The Income Tax Appellate Tribunal (ITAT), Hyderabad bench in an appeal filed before it, held that foreign exchange fluctuation loss incurred in the business health care could not be allowed as revenue expenditure.
Assessee-Kamineni Health Services (P) Ltd is a company engaged in the business of healthcare. After filing the return of income, the assessee’e case was selected for scrutiny.
During the course of assessment proceedings, the Assessing Officer noted from the Profit and Loss Account that the assessee has claimed Rs.29,56,433/- on account of foreign exchange fluctuation.
On being asked by the Assessing Officer to substantiate the same, the assessee submitted that it has taken buyers credit facility from Bank of India, Sanfransico. The exchange difference amounting to Rs.29,56,433/- for buyers credit was debited to Foreign Exchange Fluctuation account.
Further, the Assessing officer said that loan is a capital liability and he held that the Foreign Exchange Fluctuation loss on sale could not be allowed as revenue expenditure and made addition.

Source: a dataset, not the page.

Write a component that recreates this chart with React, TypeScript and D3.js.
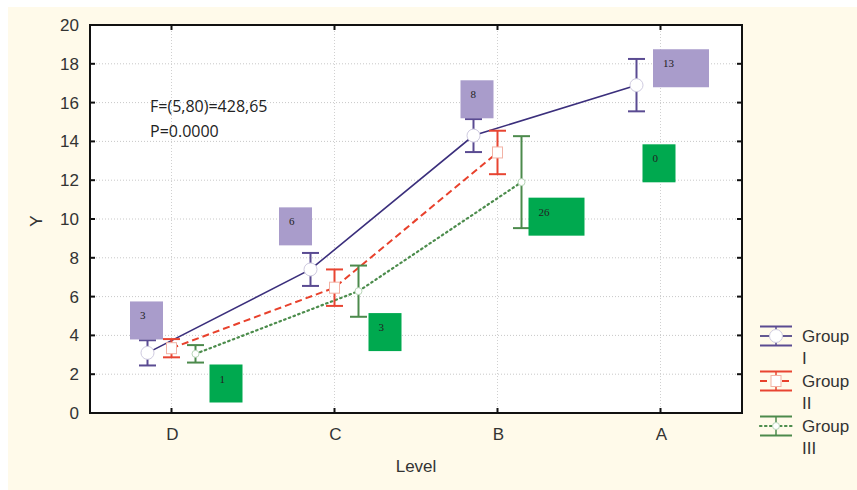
import * as d3 from "d3";
import * as React from "react";

const categories = ["D", "C", "B", "A"];
const groups = ["Group I", "Group II", "Group III"];
const legendRows = [["Group", "I"], ["Group", "II"], ["Group", "III"]];

// means and half-widths of the error bars, null = no value
const meansI = [3.1, 7.4, 14.3, 16.9];
const errI = [0.65, 0.85, 0.85, 1.35];
const meansII = [3.34, 6.46, 13.43, null];
const errII = [0.47, 0.94, 1.12, null];
const meansIII = [3.05, 6.28, 11.9, null];
const errIII = [0.45, 1.32, 2.37, null];

// counts in the annotation boxes
const countsI = [3, 6, 8, 13];
const countsIII = [1, 3, 26, 0];
// box tops in Y units
const topsI = [5.75, 10.6, 17.15, 18.75];
const topsIII = [2.5, 5.15, 11.1, 13.85];

const yTicks = [0, 2, 4, 6, 8, 10, 12, 14, 16, 18, 20];
const statLines = ["F=(5,80)=428,65", "P=0.0000"];

const W = 857, H = 490;
const marginLeft = 90, marginRight = 115, marginTop = 25, marginBottom = 77;
const sans = "'Liberation Sans', Arial, sans-serif";

export default function App() {
  const x = d3.scalePoint<string>().domain(categories).range([marginLeft, W - marginRight]).padding(0.5);
  const y = d3.scaleLinear().domain([0, 20]).range([H - marginBottom, marginTop]);
  const off = d3.scalePoint<string>().domain(groups).range([-24, 24]);
  const x0 = marginLeft, x1 = W - marginRight, y0 = H - marginBottom, y1 = marginTop;

  const series = [
    { name: groups[0], means: meansI, err: errI, color: "#3b2f7c", bar: "#5a4b92", dash: null, cap: "butt", width: 1.6 },
    { name: groups[1], means: meansII, err: errII, color: "#e8412c", bar: "#e84532", dash: "7,4", cap: "butt", width: 2 },
    { name: groups[2], means: meansIII, err: errIII, color: "#4c8c4c", bar: "#4c8a4c", dash: "1.5,3.5", cap: "round", width: 2.2 },
  ];

  const marker = (i: number, cx: number, cy: number, key: string) => {
    if (i === 0) return <circle key={key} cx={cx} cy={cy} r={6.5} fill="#fff" stroke="#cfcbe0" strokeWidth={1} />;
    if (i === 1) return <rect key={key} x={cx - 5} y={cy - 5.5} width={10} height={11} fill="#fff" stroke="#f2b3a6" strokeWidth={1} />;
    return <circle key={key} cx={cx} cy={cy} r={3.5} fill="#fff" stroke="#b9d6b9" strokeWidth={1} />;
  };

  const boxes = (counts: number[], tops: number[], fill: string, dxs: number[], tag: string) =>
    counts.map((c, i) => {
      const bw = String(c).length > 1 ? 56 : 33;
      const bx = (x(categories[i]) as number) + dxs[i];
      const by = y(tops[i]);
      return (
        <g key={tag + i}>
          <rect x={bx} y={by} width={bw} height={38} fill={fill} />
          <text x={bx + 10} y={by + 18} fontFamily="'Liberation Serif', serif" fontSize={11} fill="#222">{c}</text>
        </g>
      );
    });

  return (
    <svg width={W} height={H} style={{ position: "absolute", left: 0, top: 0 }}>
      <rect width={W} height={H} fill="#fff" />
      <rect x={8} y={7} width={W - 8} height={H - 7} fill="#fffaea" />
      <rect x={x0} y={y1} width={x1 - x0} height={y0 - y1} fill="#fff" />

      {/* grid */}
      {yTicks.slice(1, -1).map(t => (
        <line key={"gy" + t} x1={x0} x2={x1} y1={y(t)} y2={y(t)} stroke="#c8c8c8" strokeDasharray="1,2" />
      ))}
      {categories.map(c => (
        <line key={"gx" + c} x1={x(c)} x2={x(c)} y1={y1} y2={y0} stroke="#d0d0d0" strokeDasharray="1,2" />
      ))}

      {/* frame + inner ticks */}
      <rect x={x0} y={y1} width={x1 - x0} height={y0 - y1} fill="none" stroke="#111" strokeWidth={2} />
      {yTicks.map(t => (
        <g key={"t" + t}>
          <line x1={x0} x2={x0 + 5} y1={y(t)} y2={y(t)} stroke="#111" strokeWidth={2} />
          <line x1={x1 - 5} x2={x1} y1={y(t)} y2={y(t)} stroke="#111" strokeWidth={2} />
          <text x={79} y={y(t) + 6} textAnchor="end" fontFamily={sans} fontSize={17} fill="#333">{t}</text>
        </g>
      ))}
      {categories.map(c => (
        <g key={"c" + c}>
          <line x1={x(c)} x2={x(c)} y1={y1} y2={y1 + 5} stroke="#111" strokeWidth={2} />
          <line x1={x(c)} x2={x(c)} y1={y0 - 5} y2={y0} stroke="#111" strokeWidth={2} />
          <text x={(x(c) as number) + 1} y={440} textAnchor="middle" fontFamily={sans} fontSize={17} fill="#333">{c}</text>
        </g>
      ))}
      <text x={416} y={472} textAnchor="middle" fontFamily={sans} fontSize={17} fill="#333">Level</text>
      <text transform="translate(42,221) rotate(-90)" textAnchor="middle" fontFamily={sans} fontSize={17} fill="#333">Y</text>

      {/* statistic */}
      {statLines.map((s, i) => (
        <text key={s} x={150} y={112 + i * 25} fontFamily="'Open Sans', sans-serif" fontSize={16} fill="#222">{s}</text>
      ))}

      {/* lines */}
      {series.map(s => {
        const pts = s.means
          .map((m, i) => (m == null ? null : [(x(categories[i]) as number) + (off(s.name) as number), y(m)] as [number, number]))
          .filter(p => p != null) as [number, number][];
        return (
          <path key={"l" + s.name} d={d3.line()(pts) as string} fill="none" stroke={s.color}
            strokeWidth={s.width} strokeDasharray={s.dash ?? undefined} strokeLinecap={s.cap as any} />
        );
      })}

      {/* error bars + markers */}
      {series.map((s, si) =>
        s.means.map((m, i) => {
          if (m == null) return null;
          const cx = (x(categories[i]) as number) + (off(s.name) as number);
          const e = s.err[i] as number;
          const yt = y(m + e), yb = y(m - e);
          return (
            <g key={s.name + i}>
              <line x1={cx} x2={cx} y1={yt} y2={yb} stroke={s.bar} strokeWidth={2} />
              <line x1={cx - 8.5} x2={cx + 8.5} y1={yt} y2={yt} stroke={s.bar} strokeWidth={2} />
              <line x1={cx - 8.5} x2={cx + 8.5} y1={yb} y2={yb} stroke={s.bar} strokeWidth={2} />
              {marker(si, cx, y(m), "m" + s.name + i)}
            </g>
          );
        })
      )}

      {/* count boxes */}
      {boxes(countsI, topsI, "#a99ccb", [-41.5, -55.5, -37, -7.5], "bp")}
      {boxes(countsIII, topsIII, "#00a94f", [38, 34, 31, -18], "bg")}

      {/* legend */}
      {series.map((s, i) => {
        const cy = 336 + i * 45;
        const lx = 760, rx = 792, mx = 776;
        return (
          <g key={"lg" + s.name}>
            <line x1={lx} x2={rx} y1={cy - 9.5} y2={cy - 9.5} stroke={s.bar} strokeWidth={2} />
            <line x1={lx} x2={rx} y1={cy + 9.5} y2={cy + 9.5} stroke={s.bar} strokeWidth={2} />
            <line x1={mx} x2={mx} y1={cy - 9.5} y2={cy + 9.5} stroke={s.bar} strokeWidth={1.5} />
            <line x1={lx} x2={rx} y1={cy} y2={cy} stroke={s.color} strokeWidth={s.width}
              strokeDasharray={s.dash ?? undefined} strokeLinecap={s.cap as any} />
            {marker(i, mx, cy, "lm" + i)}
            <text x={802} y={cy + 6} fontFamily={sans} fontSize={17} fill="#333">{legendRows[i][0]}</text>
            <text x={802} y={cy + 28} fontFamily={sans} fontSize={17} fill="#333">{legendRows[i][1]}</text>
          </g>
        );
      })}
    </svg>
  );
}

Aggrieved assessee filed an appeal before the CIT(A). The CIT(A) upheld the addition made by the Assessing Officer. Thereafter, the assessee field second appeal before the ITAT.
Shashank Dundu, counsel for the assessee submitted that foreign currency loan was taken for the purpose of acquiring a medical equipment and since the medical equipment is a fast depreciating asset due to the rapid technological advancements, therefore, any loss or expenditure incurred towards purchase of such equipment must be considered in terms with AS-11 which explains the effects of the changes in foreign exchange rates so as to provide the true and fair value of outstanding liabilities towards borrowings of the company.
Kumar Aditya Counsel for the revenue submitted that the loan was taken for the purpose of acquisition of a capital asset and hence foreign exchange fluctuation loss incurred thereon is to be treated as a capital expenditure and not as revenue expenditure.
It was observed that the additional liability on account of fluctuation in the foreign exchange rate in respect of liability incurred for the import of machinery by the assessee would not constitute revenue expenditure.
Further, the bench obsereved that loss on foreign exchange fluctuation loss has to be added to the cost of the asset and depreciation has to be allowed on this but such foreign exchange fluctuation loss cannot be allowed as a revenue expenditure.
Therefore, the two member bench of R.K. Panda, (Accountant Member) and K. Narasimha Chary, (Judicial Member) disallowed the above ground.